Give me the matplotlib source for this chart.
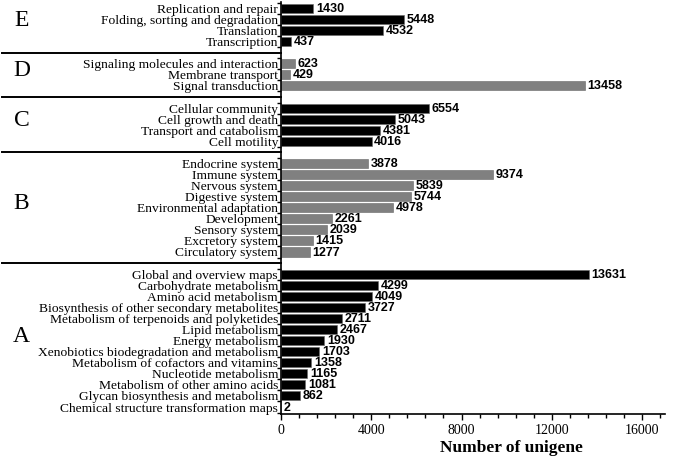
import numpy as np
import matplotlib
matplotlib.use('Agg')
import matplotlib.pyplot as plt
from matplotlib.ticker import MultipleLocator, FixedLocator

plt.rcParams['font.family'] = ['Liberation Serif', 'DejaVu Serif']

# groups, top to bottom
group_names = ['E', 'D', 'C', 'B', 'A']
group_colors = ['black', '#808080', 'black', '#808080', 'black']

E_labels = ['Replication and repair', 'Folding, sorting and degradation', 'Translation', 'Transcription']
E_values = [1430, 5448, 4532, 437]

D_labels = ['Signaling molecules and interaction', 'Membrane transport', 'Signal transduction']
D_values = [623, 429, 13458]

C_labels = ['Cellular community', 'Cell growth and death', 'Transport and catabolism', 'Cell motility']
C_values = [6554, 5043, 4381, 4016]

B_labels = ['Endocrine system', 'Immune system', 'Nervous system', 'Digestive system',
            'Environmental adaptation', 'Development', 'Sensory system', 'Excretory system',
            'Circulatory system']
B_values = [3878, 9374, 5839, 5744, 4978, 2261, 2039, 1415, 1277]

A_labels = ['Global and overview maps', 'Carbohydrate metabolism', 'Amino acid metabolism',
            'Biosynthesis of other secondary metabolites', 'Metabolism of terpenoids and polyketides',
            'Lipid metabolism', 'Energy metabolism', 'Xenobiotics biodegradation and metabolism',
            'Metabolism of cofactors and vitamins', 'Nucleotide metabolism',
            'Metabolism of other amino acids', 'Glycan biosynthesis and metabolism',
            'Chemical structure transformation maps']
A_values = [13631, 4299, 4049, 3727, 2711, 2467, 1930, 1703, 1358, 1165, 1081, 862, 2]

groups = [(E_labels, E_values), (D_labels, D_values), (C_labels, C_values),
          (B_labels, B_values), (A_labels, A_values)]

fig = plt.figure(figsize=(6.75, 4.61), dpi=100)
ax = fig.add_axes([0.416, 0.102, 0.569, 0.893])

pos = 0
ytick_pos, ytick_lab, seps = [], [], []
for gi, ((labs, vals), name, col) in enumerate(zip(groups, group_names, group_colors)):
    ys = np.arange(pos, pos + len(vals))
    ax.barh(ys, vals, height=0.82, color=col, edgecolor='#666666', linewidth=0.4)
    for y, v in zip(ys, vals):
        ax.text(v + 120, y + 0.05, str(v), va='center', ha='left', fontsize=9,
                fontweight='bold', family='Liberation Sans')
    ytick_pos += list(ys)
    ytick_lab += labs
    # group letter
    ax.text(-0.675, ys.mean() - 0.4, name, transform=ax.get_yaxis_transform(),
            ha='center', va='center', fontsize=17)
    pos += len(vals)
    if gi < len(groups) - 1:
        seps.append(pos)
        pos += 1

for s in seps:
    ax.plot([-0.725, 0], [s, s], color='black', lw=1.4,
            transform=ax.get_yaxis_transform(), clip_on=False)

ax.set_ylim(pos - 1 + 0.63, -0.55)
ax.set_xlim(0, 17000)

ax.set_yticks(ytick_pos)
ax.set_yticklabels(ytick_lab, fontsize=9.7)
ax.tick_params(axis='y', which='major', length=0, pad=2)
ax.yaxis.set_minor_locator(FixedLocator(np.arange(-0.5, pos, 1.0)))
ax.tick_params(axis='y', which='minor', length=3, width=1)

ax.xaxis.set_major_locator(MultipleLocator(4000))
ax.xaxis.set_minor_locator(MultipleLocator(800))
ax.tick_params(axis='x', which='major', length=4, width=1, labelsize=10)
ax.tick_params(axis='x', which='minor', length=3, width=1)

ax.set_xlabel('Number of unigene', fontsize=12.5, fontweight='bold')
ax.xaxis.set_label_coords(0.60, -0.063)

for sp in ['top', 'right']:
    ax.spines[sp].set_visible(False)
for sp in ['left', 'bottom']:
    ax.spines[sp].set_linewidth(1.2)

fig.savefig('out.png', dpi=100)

########################################

→ Problem:
Please reproduce the listing exactly from its opening line through the line that contains "2039, 1415, 1277]", both included, with all pictures omitted.

→ Task response:
Give me the matplotlib source for this chart.
import numpy as np
import matplotlib
matplotlib.use('Agg')
import matplotlib.pyplot as plt
from matplotlib.ticker import MultipleLocator, FixedLocator

plt.rcParams['font.family'] = ['Liberation Serif', 'DejaVu Serif']

# groups, top to bottom
group_names = ['E', 'D', 'C', 'B', 'A']
group_colors = ['black', '#808080', 'black', '#808080', 'black']

E_labels = ['Replication and repair', 'Folding, sorting and degradation', 'Translation', 'Transcription']
E_values = [1430, 5448, 4532, 437]

D_labels = ['Signaling molecules and interaction', 'Membrane transport', 'Signal transduction']
D_values = [623, 429, 13458]

C_labels = ['Cellular community', 'Cell growth and death', 'Transport and catabolism', 'Cell motility']
C_values = [6554, 5043, 4381, 4016]

B_labels = ['Endocrine system', 'Immune system', 'Nervous system', 'Digestive system',
            'Environmental adaptation', 'Development', 'Sensory system', 'Excretory system',
            'Circulatory system']
B_values = [3878, 9374, 5839, 5744, 4978, 2261, 2039, 1415, 1277]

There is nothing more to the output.